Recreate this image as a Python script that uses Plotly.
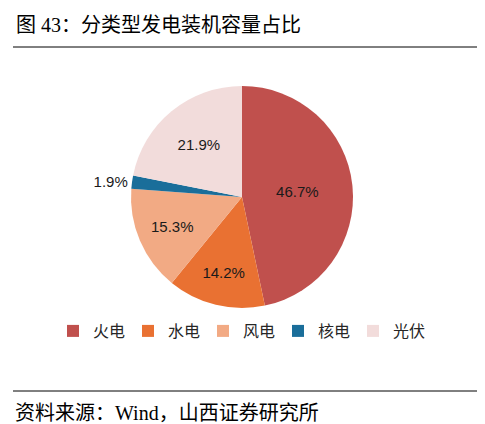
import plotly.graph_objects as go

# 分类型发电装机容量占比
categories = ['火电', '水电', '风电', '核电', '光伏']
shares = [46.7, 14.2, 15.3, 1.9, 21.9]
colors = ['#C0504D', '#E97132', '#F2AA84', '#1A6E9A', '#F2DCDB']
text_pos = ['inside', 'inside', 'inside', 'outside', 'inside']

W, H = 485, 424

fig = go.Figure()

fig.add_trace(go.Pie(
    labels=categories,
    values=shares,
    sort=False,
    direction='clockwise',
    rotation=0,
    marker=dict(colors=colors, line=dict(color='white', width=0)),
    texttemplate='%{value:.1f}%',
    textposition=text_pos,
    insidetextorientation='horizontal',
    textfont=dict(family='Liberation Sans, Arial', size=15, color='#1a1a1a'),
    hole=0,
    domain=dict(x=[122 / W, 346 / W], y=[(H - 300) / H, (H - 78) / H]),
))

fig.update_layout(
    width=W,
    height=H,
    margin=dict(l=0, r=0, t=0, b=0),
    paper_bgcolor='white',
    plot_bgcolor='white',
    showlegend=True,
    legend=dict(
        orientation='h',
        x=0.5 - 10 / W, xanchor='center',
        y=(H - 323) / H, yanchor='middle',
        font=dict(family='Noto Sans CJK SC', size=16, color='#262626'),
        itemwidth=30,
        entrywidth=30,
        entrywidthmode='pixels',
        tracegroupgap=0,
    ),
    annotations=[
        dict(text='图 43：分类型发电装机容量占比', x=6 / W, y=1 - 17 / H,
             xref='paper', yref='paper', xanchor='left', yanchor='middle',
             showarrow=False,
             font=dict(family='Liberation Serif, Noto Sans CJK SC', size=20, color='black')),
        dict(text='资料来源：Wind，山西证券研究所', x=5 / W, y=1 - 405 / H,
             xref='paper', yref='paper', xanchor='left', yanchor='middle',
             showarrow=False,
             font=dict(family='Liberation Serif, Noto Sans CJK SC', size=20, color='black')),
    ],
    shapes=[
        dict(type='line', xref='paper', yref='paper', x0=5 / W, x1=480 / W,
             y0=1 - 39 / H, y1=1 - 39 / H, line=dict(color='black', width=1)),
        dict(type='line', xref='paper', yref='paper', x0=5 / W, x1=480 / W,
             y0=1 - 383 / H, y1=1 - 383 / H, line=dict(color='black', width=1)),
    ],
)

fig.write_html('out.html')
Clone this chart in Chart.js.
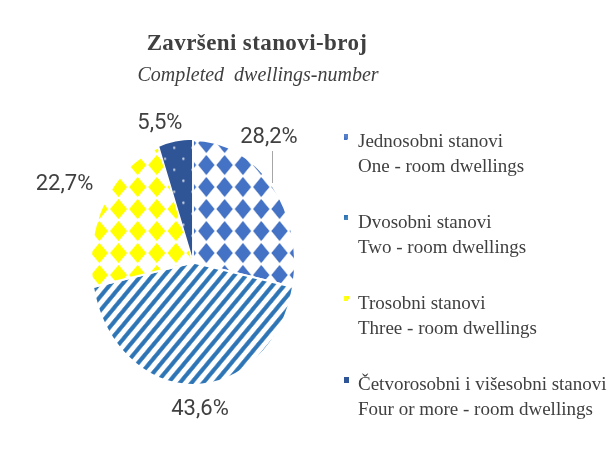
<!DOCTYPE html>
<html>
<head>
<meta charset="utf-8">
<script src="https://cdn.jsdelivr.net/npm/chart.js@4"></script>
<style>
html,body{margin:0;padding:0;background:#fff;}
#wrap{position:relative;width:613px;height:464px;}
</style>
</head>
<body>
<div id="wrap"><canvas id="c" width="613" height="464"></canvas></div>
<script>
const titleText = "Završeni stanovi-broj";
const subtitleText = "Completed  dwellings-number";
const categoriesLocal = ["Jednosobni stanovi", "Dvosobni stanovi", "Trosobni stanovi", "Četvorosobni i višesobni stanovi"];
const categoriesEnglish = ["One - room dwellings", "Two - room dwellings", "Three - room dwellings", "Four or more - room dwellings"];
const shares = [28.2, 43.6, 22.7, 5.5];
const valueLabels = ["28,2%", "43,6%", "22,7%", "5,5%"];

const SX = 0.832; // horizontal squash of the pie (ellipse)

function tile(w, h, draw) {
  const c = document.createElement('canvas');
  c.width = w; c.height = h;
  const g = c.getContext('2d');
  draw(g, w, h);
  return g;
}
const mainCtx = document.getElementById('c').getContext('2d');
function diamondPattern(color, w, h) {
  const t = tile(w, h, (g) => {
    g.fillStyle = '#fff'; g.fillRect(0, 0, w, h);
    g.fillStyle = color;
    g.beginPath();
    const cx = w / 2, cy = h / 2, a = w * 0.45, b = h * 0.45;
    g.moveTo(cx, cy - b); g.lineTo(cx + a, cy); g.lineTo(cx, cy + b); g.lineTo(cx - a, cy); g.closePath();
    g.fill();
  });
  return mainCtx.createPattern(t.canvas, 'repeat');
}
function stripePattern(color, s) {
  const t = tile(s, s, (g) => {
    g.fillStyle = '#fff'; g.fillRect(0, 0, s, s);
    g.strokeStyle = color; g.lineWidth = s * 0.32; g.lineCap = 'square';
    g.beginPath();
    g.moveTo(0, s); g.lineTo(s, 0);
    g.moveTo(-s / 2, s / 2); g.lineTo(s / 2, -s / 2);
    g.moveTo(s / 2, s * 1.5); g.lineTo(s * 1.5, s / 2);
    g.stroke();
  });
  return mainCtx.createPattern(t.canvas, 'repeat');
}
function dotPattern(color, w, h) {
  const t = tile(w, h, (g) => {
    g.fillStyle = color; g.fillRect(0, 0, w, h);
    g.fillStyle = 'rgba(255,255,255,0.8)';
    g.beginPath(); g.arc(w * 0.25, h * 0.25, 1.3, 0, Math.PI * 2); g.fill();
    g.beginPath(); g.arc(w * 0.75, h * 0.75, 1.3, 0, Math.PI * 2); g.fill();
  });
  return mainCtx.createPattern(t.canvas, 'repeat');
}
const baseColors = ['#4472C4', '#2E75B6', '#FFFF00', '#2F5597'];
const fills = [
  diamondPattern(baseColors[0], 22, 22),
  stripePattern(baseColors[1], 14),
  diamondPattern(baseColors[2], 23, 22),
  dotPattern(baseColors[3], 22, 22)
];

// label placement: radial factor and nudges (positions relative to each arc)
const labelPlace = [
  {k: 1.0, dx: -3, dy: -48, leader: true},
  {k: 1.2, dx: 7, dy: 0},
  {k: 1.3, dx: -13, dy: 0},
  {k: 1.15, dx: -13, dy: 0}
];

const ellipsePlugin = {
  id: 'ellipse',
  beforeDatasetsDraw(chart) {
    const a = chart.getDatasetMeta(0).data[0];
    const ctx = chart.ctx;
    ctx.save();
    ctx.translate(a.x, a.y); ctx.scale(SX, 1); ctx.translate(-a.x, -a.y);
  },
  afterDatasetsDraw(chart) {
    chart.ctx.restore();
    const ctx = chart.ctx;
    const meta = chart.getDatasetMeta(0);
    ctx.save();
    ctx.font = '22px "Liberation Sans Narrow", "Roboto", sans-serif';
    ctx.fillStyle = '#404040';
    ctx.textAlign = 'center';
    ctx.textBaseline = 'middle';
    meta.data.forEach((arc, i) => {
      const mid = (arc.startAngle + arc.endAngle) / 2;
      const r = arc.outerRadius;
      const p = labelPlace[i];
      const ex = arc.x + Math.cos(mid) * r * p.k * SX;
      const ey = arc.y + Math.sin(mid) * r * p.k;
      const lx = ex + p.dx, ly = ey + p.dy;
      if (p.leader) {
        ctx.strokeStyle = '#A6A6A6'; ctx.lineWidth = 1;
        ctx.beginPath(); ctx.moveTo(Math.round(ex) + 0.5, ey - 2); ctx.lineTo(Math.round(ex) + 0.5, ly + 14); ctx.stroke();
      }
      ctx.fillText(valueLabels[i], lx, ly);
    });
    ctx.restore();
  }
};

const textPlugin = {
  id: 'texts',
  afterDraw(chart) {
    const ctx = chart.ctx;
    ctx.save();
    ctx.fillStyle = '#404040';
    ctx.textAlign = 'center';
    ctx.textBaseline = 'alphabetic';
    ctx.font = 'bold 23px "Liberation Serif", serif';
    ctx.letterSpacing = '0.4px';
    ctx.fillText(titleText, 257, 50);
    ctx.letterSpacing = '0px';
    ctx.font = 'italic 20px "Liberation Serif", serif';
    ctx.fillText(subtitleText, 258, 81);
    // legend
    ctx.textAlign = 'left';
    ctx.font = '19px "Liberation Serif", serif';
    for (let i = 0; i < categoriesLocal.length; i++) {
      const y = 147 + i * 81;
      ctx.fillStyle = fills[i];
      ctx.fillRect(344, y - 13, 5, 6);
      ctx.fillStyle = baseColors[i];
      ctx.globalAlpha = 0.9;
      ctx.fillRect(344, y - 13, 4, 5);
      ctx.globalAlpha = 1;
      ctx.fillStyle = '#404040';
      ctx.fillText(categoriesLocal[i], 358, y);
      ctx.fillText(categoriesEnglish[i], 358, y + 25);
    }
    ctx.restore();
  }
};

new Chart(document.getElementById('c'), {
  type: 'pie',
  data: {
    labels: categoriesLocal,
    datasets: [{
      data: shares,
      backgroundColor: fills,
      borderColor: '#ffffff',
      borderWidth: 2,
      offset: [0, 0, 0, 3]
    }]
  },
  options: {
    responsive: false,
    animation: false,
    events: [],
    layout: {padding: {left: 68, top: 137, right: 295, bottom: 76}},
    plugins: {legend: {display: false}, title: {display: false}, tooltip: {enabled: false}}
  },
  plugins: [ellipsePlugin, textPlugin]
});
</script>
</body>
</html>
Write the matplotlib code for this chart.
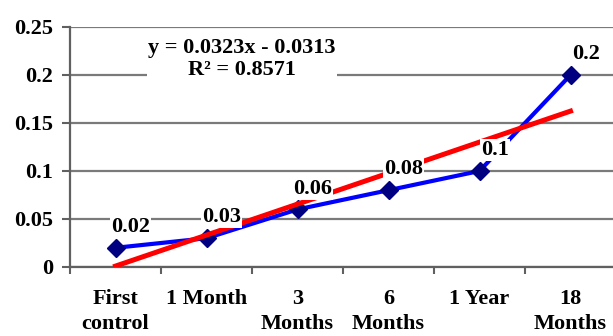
○ ○ ○ ○
*Your task*. Restate the data word for word from its first line through the line with "fig = go.Figure()", leaving out any picture along the way.

*Written response*.
Recreate this image as a Python script that uses Plotly.
import plotly.graph_objects as go

# 分类型发电装机容量占比
categories = ['火电', '水电', '风电', '核电', '光伏']
shares = [46.7, 14.2, 15.3, 1.9, 21.9]
colors = ['#C0504D', '#E97132', '#F2AA84', '#1A6E9A', '#F2DCDB']
text_pos = ['inside', 'inside', 'inside', 'outside', 'inside']

W, H = 485, 424

fig = go.Figure()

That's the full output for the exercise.